Variable (floating) spread: The spread changes with market conditions — tighter during high-liquidity periods, wider during low-liquidity or high-volatility events. Common with ECN/STP brokers. Can be very tight (0.1–0.3 pips on EUR/USD during London/NY sessions) but widens significantly at news events or overnight.

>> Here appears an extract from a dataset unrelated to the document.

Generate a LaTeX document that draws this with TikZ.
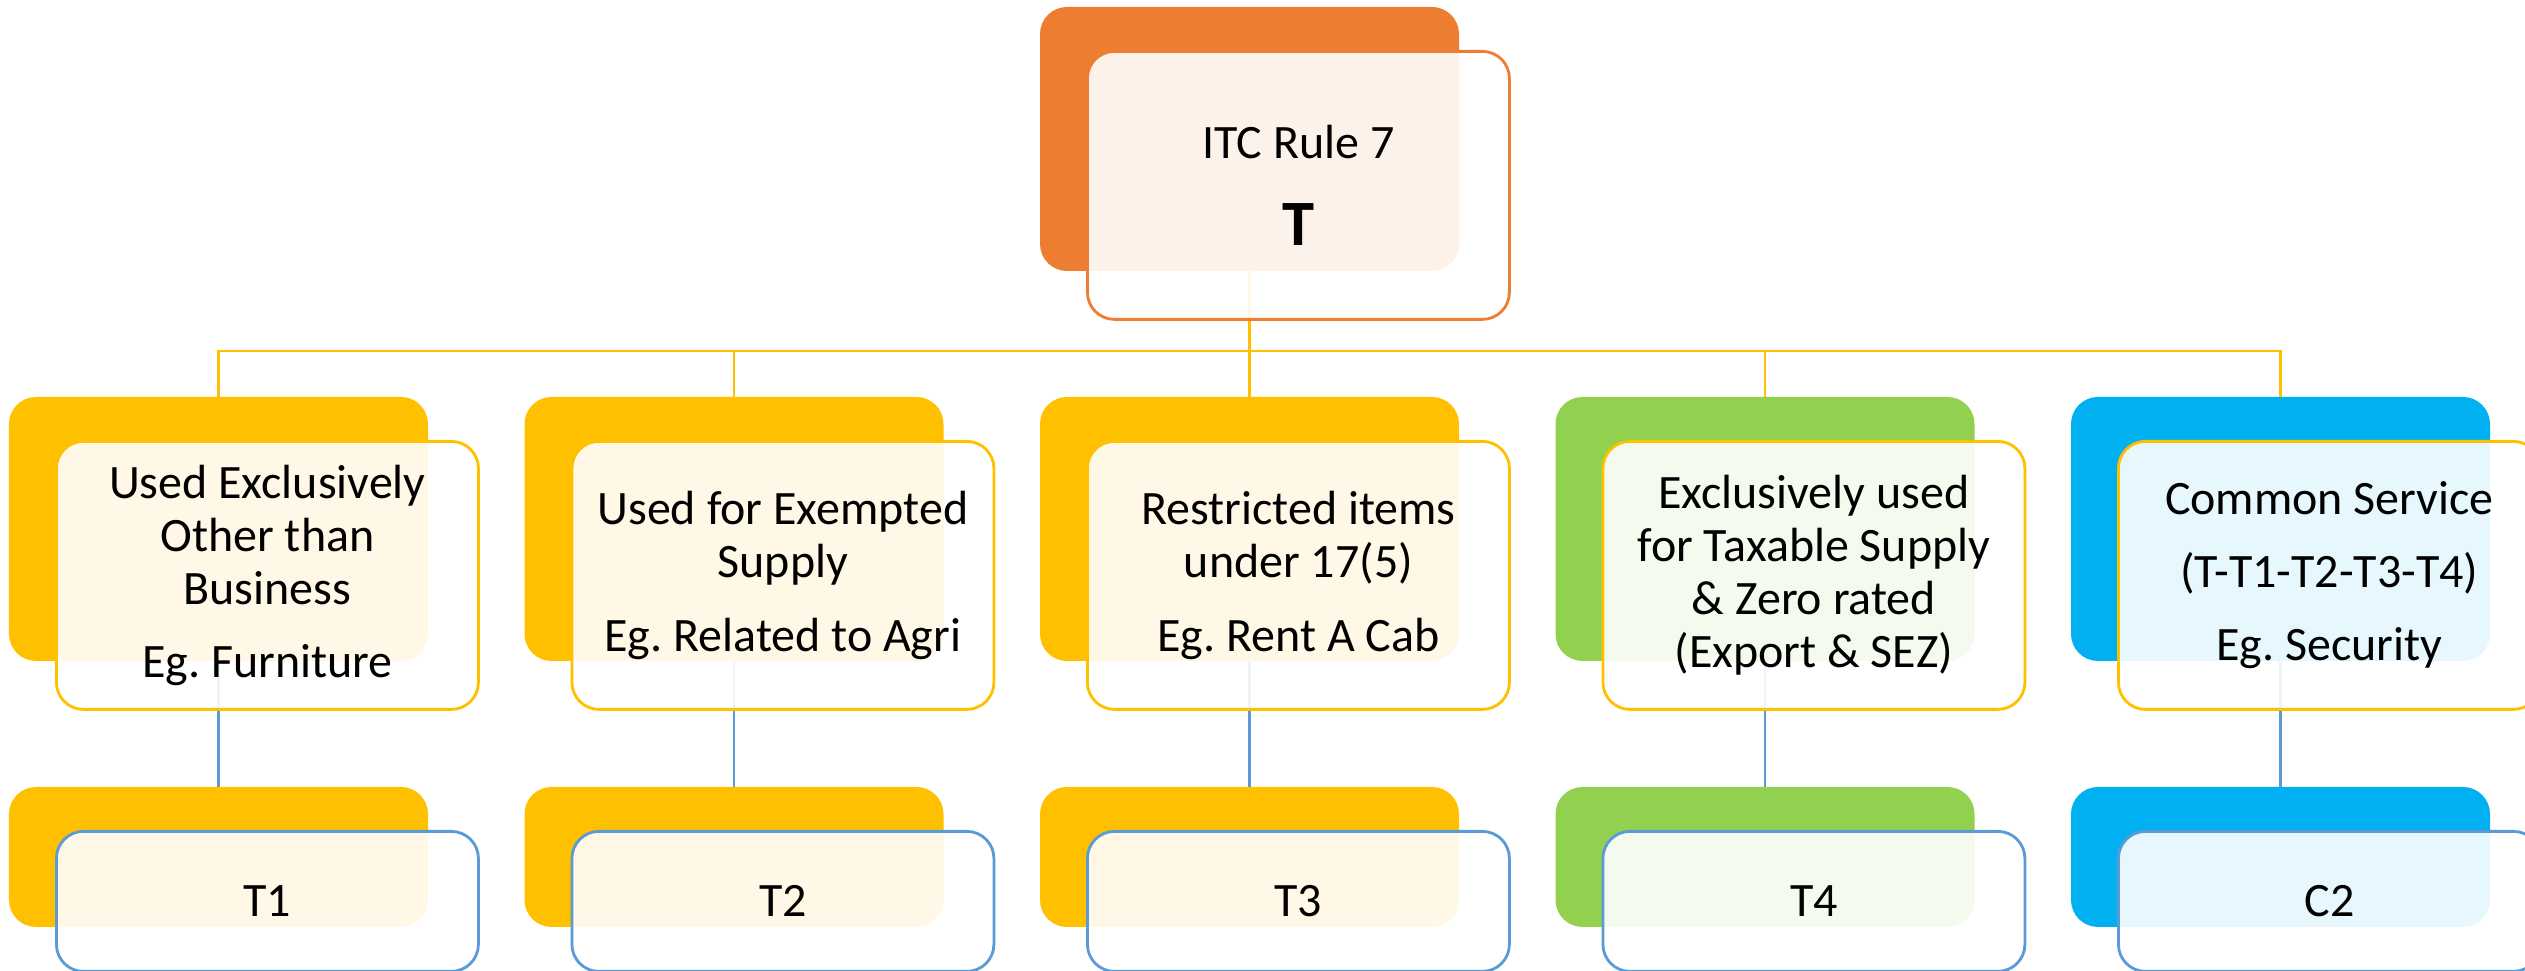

When Spreads Widen — Times to Avoid Trading
| Situation | Typical spread impact | Why it happens |
|---|---|---|
| Major economic news (NFP, CPI, rate decisions) | Can widen 5×–30× momentarily | Liquidity providers pull orders; uncertainty spikes |
| Asian session (midnight–7am UK time) | 1.5×–3× wider on EUR/USD | Lower interbank volume reduces liquidity |
| Market open Sunday evening | Temporarily wide until liquidity builds | Weekend gap; thin market at open |
| End-of-day NY close (5 PM NY) | Slightly wider around rollover | Settlement and rollover processing |
Spread as a Percentage of Your Target
The spread should always be considered relative to your profit target distance:
| Trade target (pips) | Spread (pips) | Spread as % of target | Verdict |
|---|---|---|---|
| 10 pips | 2 | 20% | Very high cost ratio — needs ultra-tight spread to work |
| 20 pips | 2 | 10% | Manageable but tight for scalping |
| 50 pips | 2 | 4% | Acceptable for intraday swing trades |
| 100 pips | 2 | 2% | Low spread impact for swing/position trades |
A 10-pip scalp with a 2-pip spread: price must move 12 pips to produce 10 pips of net profit. This is why scalping requires ECN accounts with 0.1–0.5 pip spreads and a commission — regular retail spreads make very short-term scalping mathematically very difficult.